## REQUIREMENTS
Pull out the lines from the line containing "Recreate this image" through the line containing "const yTicks = [0, 50, 100, 150, 200, 250, 300]", both lines included, and copy them exactly.

## INFORMATION SHOWN
>>>

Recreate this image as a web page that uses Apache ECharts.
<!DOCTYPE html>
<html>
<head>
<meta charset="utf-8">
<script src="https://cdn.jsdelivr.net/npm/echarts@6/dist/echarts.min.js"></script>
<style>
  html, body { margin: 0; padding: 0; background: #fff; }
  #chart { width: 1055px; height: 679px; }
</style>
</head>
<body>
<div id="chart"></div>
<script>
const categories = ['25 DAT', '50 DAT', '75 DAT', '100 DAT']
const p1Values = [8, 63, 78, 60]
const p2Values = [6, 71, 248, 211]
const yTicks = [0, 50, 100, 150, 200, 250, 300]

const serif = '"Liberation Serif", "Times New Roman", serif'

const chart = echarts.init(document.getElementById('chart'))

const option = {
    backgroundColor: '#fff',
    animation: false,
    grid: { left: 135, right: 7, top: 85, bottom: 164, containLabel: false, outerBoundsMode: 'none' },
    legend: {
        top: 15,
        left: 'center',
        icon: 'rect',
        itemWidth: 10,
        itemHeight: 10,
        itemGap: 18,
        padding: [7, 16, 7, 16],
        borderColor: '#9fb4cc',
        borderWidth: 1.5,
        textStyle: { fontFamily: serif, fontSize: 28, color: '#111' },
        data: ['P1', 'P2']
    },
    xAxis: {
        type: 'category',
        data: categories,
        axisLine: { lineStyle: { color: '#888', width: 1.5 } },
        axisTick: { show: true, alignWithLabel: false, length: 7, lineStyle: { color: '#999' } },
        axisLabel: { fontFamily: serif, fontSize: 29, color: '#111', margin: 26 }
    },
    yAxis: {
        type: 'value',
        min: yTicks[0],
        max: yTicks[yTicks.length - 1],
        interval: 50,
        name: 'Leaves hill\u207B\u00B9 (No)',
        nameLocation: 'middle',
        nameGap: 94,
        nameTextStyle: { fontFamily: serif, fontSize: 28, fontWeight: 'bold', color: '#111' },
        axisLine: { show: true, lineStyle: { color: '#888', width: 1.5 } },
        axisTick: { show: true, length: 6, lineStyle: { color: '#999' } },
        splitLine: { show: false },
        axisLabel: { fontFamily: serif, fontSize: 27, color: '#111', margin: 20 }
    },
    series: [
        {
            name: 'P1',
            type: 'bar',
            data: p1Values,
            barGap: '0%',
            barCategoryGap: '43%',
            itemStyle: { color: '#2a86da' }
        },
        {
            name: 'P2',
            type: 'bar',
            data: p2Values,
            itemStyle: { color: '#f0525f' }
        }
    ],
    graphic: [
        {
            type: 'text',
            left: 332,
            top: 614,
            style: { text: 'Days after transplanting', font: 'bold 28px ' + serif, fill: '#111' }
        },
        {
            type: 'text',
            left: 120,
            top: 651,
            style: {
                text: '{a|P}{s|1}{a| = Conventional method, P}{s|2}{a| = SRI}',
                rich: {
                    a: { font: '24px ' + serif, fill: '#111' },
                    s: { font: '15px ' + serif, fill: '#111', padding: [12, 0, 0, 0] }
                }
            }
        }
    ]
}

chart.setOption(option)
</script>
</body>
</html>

<<<
>>>

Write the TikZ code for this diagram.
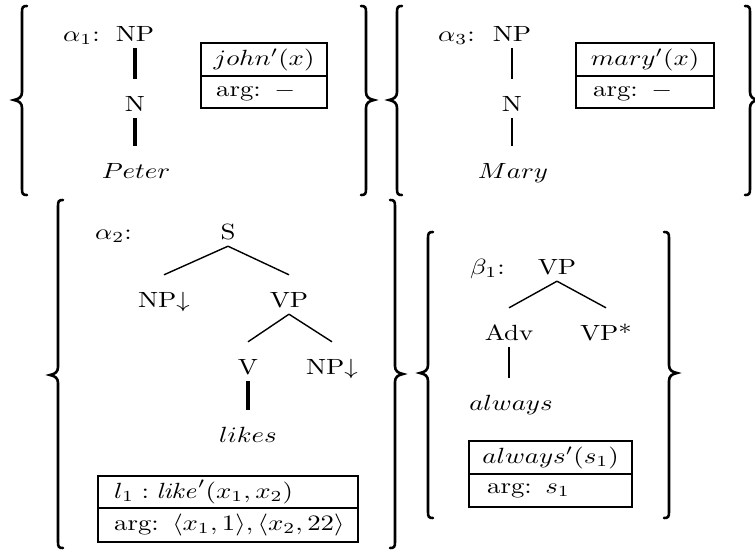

<<<
>>>

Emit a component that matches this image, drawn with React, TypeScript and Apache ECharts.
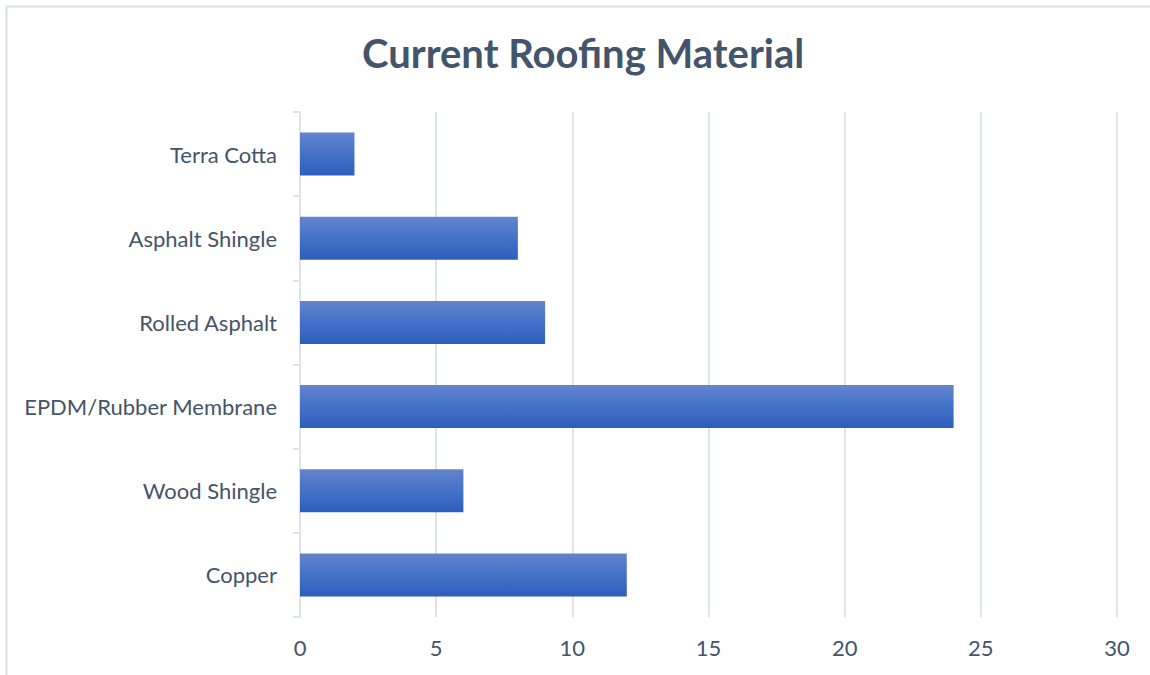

<<<

## SOLUTION FOR THIS TASK
Recreate this image as a web page that uses Apache ECharts.
<!DOCTYPE html>
<html>
<head>
<meta charset="utf-8">
<script src="https://cdn.jsdelivr.net/npm/echarts@6/dist/echarts.min.js"></script>
<style>
  html, body { margin: 0; padding: 0; background: #fff; }
  #chart { width: 1055px; height: 679px; }
</style>
</head>
<body>
<div id="chart"></div>
<script>
const categories = ['25 DAT', '50 DAT', '75 DAT', '100 DAT']
const p1Values = [8, 63, 78, 60]
const p2Values = [6, 71, 248, 211]
const yTicks = [0, 50, 100, 150, 200, 250, 300]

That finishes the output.